Here in Alpena, I think of Mary & Dick Bloom, who can be counted on to give Patty & me asparagus from their farm in the spring, and red potatoes & corn-on-the-cob mid-summer… and I think of Dr. Tom Cook, whose apples & cider grace our church every October. Some folks, like them, have assets on hand (in season) and they make generous use of them… with gratitude!
Others of us are so deeply in debt – with mortgages, car loans, student loans… not to mention all our credit card debt – that we not only don’t have ready assets, but we are actually spending 110%-120% of our income. (!) Overspending… and ever deeper in debt! (“St. Peter, don’t you call me, ’cuz I can’t go. I owe my soul to the company store.”) It makes me wonder: if someone is already outspending their income, would “tithing ten percent” mean that the church actually owes them money?
The ethics of having assets -- in physical terms, a grand building like this church facility; or in economic terms, managing an Endowment at the Community Foundation or the Comstock Fund – requires good stewardship principles. It demands of us a continuing concern for fitting our available resources to what we believe God is calling our church to do and to be as Jesus’ followers here in Alpena. (That’s why we’re having another short “Strategic Planning” session upstairs in Fellowship Hall after today’s worship service. To talk about that “vision”.)
One task before us… is to articulate a sense of our distinctive message as a church (as one among some 50 others in the Alpena County area) and, second, to find a common (communally understood) purpose for being here.

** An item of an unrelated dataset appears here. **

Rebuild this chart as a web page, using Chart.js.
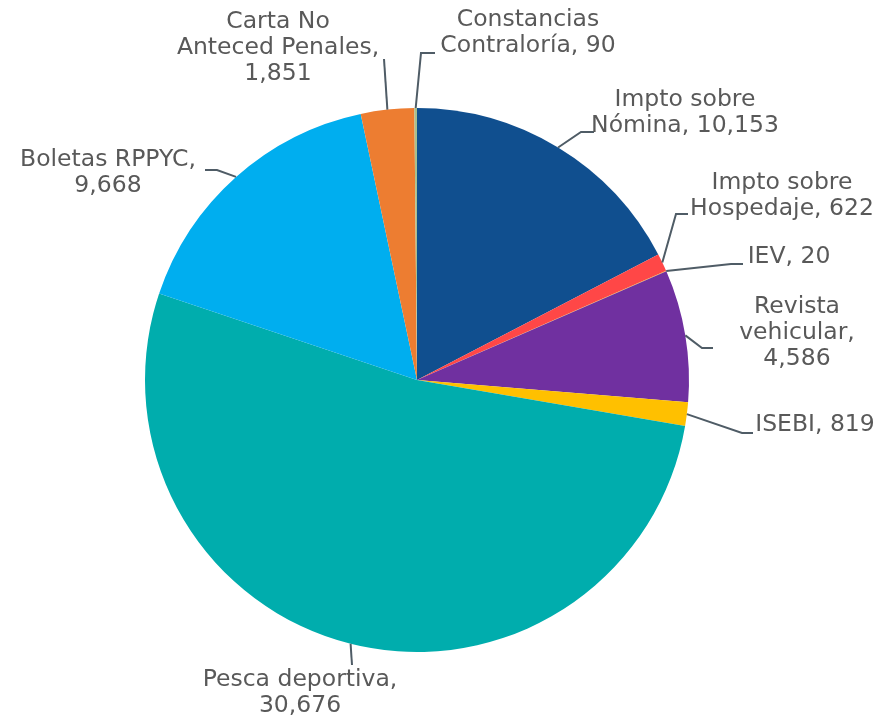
<!DOCTYPE html>
<html><head><meta charset="utf-8">
<script src="https://cdn.jsdelivr.net/npm/chart.js@4.4.0/dist/chart.umd.min.js"></script>
<style>html,body{margin:0;padding:0;background:#fff}#wrap{width:880px;height:716px;position:relative}</style>
</head><body><div id="wrap"><canvas id="c" width="880" height="716"></canvas></div>
<script>
const categories = ["Impto sobre Nómina","Impto sobre Hospedaje","IEV","Revista vehicular","ISEBI","Pesca deportiva","Boletas RPPYC","Carta No Anteced Penales","Constancias Contraloría"];
const values = [10153, 622, 20, 4586, 819, 30676, 9668, 1851, 90];
const valueLabels = ["10,153","622","20","4,586","819","30,676","9,668","1,851","90"];
const colors = ["#104F8F","#FF4747","#F5A623","#7030A0","#FFC000","#00ADAD","#00AEEF","#ED7D31","#A9C08E"];
// label text lines (display)
const labelLines = [
  ["Impto sobre","Nómina, 10,153"],
  ["Impto sobre","Hospedaje, 622"],
  ["IEV, 20"],
  ["Revista","vehicular,","4,586"],
  ["ISEBI, 819"],
  ["Pesca deportiva,","30,676"],
  ["Boletas RPPYC,","9,668"],
  ["Carta No","Anteced Penales,","1,851"],
  ["Constancias","Contraloría, 90"]
];
// layout: offsets from pie centre (text centre of first line; leader path points)
const labelLayout = [
  {tx:268, ty:-280, path:[[164,-248],[177,-248]]},
  {tx:365, ty:-197, path:[[259,-166],[271,-166]]},
  {tx:372, ty:-123, path:[[314,-116],[326,-116]]},
  {tx:380, ty:-73,  path:[[285,-32],[296,-32]]},
  {tx:398, ty:45,   path:[[325,53],[336,53]]},
  {tx:-117, ty:300, path:[[-65,285]]},
  {tx:-309, ty:-220,path:[[-200,-210],[-212,-210]]},
  {tx:-139, ty:-358,path:[[-33,-321]]},
  {tx:111, ty:-360, path:[[4,-327],[18,-327]]}
];
const LINE_H = 25.7;

const labelPlugin = {
  id:'labels',
  afterDatasetsDraw(chart){
    const ctx = chart.ctx;
    const meta = chart.getDatasetMeta(0);
    ctx.save();
    meta.data.forEach((arc,i)=>{
      const p = arc.getProps(['x','y','startAngle','endAngle','outerRadius'],true);
      const mid = (p.startAngle+p.endAngle)/2;
      const ex = p.x + Math.cos(mid)*p.outerRadius;
      const ey = p.y + Math.sin(mid)*p.outerRadius;
      const L = labelLayout[i];
      ctx.strokeStyle = '#4F5C66';
      ctx.lineWidth = 2;
      ctx.beginPath();
      ctx.moveTo(ex,ey);
      L.path.forEach(pt=>ctx.lineTo(p.x+pt[0], p.y+pt[1]));
      ctx.stroke();
      ctx.fillStyle = '#595959';
      ctx.font = '23.5px "DejaVu Sans"';
      ctx.textAlign = 'center';
      ctx.textBaseline = 'middle';
      labelLines[i].forEach((t,k)=>{
        ctx.fillText(t, p.x+L.tx, p.y+L.ty + k*LINE_H);
      });
    });
    ctx.restore();
  }
};

new Chart(document.getElementById('c'),{
  type:'pie',
  data:{labels:categories, datasets:[{data:values, backgroundColor:colors, borderWidth:0}]},
  options:{
    responsive:false, animation:false,
    layout:{padding:{left:145,right:191,top:108,bottom:64}},
    plugins:{legend:{display:false}, tooltip:{enabled:false}}
  },
  plugins:[labelPlugin]
});
</script></body></html>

Most of us can tell the story of our founding as Alpena’s First Church (back in 1862) – a body of believers who were open to all faiths, with a focus on teaching about Jesus Christ and preaching an inclusive Gospel that was relevant to daily life.

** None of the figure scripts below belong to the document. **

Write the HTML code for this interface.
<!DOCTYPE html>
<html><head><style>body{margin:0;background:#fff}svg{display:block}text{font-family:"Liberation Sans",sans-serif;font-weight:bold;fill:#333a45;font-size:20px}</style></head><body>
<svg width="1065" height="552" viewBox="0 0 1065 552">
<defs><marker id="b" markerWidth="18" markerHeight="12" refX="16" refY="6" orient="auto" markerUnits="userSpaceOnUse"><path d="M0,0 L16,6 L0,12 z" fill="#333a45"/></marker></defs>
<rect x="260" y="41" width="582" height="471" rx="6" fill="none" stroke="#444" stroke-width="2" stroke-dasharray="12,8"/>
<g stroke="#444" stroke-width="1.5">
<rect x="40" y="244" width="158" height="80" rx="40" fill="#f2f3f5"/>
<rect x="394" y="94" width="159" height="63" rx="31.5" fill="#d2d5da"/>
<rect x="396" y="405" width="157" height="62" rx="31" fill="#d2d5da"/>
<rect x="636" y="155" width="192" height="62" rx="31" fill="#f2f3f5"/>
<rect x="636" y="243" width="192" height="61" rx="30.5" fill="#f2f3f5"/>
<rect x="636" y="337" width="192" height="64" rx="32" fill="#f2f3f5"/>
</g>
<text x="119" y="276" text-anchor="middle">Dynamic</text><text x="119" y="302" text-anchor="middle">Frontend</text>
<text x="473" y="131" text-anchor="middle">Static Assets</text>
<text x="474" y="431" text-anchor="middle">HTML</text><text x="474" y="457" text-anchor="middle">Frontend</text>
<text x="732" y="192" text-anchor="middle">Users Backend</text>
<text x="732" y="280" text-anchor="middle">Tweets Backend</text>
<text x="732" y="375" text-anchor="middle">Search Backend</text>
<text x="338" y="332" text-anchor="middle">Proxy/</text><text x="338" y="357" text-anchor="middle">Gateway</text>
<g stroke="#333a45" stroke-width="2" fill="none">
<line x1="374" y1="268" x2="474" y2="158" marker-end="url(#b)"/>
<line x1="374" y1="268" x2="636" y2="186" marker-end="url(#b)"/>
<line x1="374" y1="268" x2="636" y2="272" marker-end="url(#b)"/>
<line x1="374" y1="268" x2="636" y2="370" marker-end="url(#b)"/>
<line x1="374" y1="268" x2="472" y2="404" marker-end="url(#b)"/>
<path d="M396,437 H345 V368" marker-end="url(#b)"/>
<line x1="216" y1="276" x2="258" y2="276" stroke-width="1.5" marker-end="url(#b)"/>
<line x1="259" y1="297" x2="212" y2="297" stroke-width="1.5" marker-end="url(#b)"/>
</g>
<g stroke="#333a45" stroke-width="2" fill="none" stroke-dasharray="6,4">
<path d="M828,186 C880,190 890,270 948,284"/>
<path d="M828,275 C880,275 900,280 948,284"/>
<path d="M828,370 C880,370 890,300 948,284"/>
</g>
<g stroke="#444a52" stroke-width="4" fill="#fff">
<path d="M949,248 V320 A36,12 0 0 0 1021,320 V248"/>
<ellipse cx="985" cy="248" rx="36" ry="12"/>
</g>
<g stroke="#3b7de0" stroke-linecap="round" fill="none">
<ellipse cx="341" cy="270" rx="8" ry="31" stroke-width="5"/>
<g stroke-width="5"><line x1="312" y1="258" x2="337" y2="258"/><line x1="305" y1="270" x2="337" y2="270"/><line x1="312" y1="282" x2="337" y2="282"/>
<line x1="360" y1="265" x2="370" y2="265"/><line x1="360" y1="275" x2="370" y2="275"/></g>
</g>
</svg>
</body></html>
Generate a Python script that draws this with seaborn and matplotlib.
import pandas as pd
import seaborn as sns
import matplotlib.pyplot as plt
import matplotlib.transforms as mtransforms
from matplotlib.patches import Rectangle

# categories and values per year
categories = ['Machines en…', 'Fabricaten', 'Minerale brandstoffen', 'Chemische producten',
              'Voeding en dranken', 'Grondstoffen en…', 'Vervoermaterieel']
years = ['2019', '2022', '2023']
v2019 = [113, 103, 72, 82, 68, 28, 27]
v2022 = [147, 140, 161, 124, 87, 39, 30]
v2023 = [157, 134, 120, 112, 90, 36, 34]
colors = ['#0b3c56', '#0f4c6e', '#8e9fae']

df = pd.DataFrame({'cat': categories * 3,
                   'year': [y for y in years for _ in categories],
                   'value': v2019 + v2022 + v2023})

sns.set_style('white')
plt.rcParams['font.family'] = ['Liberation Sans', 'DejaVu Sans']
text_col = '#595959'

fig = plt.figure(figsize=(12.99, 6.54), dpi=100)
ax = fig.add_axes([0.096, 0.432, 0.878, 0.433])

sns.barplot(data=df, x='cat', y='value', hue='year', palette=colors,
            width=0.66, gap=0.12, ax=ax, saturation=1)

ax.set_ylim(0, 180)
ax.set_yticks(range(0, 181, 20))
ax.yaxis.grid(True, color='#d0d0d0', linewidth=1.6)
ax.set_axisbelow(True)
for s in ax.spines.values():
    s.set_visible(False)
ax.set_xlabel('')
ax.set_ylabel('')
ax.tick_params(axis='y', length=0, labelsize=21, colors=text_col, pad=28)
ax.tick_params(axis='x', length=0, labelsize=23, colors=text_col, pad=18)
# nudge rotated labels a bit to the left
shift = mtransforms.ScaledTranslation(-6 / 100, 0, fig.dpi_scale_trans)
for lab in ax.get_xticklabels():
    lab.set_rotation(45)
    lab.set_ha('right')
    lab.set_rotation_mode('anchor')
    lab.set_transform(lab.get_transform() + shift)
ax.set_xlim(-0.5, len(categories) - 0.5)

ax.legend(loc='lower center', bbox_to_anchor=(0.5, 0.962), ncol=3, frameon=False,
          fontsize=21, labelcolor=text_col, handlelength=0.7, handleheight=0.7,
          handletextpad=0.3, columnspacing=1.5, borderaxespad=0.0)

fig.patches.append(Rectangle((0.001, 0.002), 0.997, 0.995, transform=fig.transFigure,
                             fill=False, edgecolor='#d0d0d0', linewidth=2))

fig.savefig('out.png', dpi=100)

Most of us can recite the story of three church buildings that have stood on this street corner in downtown Alpena: the wooden one from the 1860’s, the brick one from the 1890’s, and this incredible Besser-concrete block masonry marvel that was built in 1953 (dedicated in 1955), which is already 63 years ago.

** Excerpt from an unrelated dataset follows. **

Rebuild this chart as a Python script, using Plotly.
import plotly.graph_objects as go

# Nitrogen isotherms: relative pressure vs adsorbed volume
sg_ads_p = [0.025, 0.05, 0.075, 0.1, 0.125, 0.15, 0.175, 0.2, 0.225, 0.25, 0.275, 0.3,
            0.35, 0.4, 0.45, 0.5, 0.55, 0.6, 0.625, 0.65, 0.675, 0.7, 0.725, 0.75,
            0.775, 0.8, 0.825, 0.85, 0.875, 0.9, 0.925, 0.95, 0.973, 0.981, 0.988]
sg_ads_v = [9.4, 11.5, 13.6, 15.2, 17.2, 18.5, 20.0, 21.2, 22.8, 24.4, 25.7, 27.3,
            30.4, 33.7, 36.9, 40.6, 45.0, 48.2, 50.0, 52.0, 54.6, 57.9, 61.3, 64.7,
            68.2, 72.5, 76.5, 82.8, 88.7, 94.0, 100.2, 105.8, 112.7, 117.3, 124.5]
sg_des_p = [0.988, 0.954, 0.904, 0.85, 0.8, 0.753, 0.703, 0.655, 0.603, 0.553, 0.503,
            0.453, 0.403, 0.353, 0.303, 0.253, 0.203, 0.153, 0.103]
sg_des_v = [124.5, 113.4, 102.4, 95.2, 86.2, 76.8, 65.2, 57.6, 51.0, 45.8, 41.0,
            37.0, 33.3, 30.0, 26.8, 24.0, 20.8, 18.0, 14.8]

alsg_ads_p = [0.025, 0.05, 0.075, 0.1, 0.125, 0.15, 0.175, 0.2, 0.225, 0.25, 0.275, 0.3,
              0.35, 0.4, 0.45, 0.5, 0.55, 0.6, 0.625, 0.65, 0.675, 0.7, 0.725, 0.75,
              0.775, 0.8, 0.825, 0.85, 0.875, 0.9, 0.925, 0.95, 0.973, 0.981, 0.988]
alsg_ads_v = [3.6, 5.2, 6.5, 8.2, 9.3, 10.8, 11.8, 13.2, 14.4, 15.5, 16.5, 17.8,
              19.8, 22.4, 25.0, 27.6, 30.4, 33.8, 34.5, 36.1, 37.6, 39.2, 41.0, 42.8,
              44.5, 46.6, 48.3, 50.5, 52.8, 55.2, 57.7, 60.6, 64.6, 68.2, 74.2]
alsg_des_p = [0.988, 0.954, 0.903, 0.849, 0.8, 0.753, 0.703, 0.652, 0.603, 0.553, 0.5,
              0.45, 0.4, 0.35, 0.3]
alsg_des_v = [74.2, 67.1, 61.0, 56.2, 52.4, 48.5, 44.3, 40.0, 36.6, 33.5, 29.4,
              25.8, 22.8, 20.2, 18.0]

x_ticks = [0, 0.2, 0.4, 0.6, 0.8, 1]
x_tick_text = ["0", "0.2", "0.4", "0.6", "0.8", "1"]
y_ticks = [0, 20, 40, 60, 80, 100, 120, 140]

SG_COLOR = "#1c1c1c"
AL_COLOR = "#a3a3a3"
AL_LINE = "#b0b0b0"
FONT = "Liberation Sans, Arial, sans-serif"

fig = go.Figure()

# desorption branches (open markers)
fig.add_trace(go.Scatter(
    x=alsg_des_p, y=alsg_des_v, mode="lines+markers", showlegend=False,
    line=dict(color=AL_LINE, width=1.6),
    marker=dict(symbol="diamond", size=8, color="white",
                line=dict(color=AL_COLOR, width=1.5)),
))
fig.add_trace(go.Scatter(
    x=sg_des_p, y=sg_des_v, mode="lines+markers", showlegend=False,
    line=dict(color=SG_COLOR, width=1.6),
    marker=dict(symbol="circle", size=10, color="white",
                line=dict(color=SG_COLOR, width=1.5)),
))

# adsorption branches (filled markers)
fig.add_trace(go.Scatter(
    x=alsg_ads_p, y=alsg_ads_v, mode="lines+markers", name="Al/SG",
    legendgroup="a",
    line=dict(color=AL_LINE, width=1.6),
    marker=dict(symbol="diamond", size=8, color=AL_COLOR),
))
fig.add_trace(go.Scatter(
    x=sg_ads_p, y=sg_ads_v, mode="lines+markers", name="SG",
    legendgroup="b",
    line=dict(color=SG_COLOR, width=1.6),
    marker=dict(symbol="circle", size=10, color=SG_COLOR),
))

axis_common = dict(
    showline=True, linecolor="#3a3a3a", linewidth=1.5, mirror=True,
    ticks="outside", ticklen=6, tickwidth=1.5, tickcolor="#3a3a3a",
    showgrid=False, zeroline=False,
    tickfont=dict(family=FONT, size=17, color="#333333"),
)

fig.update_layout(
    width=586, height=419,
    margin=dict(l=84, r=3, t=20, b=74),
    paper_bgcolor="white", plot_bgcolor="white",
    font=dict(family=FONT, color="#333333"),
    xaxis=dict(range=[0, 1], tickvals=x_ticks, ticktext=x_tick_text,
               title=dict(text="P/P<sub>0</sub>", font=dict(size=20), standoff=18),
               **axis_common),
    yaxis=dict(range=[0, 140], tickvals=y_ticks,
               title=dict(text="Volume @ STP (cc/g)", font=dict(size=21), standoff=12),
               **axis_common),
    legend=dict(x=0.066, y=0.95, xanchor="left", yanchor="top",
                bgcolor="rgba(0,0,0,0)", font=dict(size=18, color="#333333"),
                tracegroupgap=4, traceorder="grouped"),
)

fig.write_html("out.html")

Some of you can tell stories about Rev. Robert Barksdale & Madge (Mrs. B), or about Jack & Nancy Fitzgerald… Certainly many of you remember vital aspects and activities from the more than 20 years of Rev. Bob Case’s leadership… and his wife, Judy, as our choir director. That’s when we put up the “Peace Pole”… and when we became a “Just Peace” Church. That’s when Alpena began its long relationship with our Partner Parish in Gelsenkirchen, Germany, and the visits to East Germany for Kirchentag. That’s who we have been… It’s part of who we are, what has made us & formed us to this day.
But within this common narrative about Pilgrim Fellowships and the Pfeiffenbergers, about Olive Steele & Jennie Kerr (and my Mom, Dodi), we need to articulate not just the glorious past, but the future vision (our purpose) or we’ll be headed for trouble. We must ask ourselves: What are we going to do with this generous gift of building & finances from our past? Ernst & Betty Schmid said that the most “natural” response to a freely-given generous gift is “genuine gratitude”. We are delighted by the gift, and we have nice thoughts about the givers… all of them.
In today’s reading, the woman’s spontaneous gift of precious, anointing oil was the best she could do for Jesus. He appreciated it (the gift), and he appreciated her (the generous giver). Jesus even said that “wherever the gospel is preached in the whole world, what she has done will be told in memory of her.” That’s some high praise, if you ask me!
Let’s let this unnamed woman’s generous gesture be a model for our own spontaneous expressions of love and faithfulness when the occasion presents itself. Claim it! Act on it! Be unashamedly generous. And do so with Jesus’ hearty blessing, for God’s sake.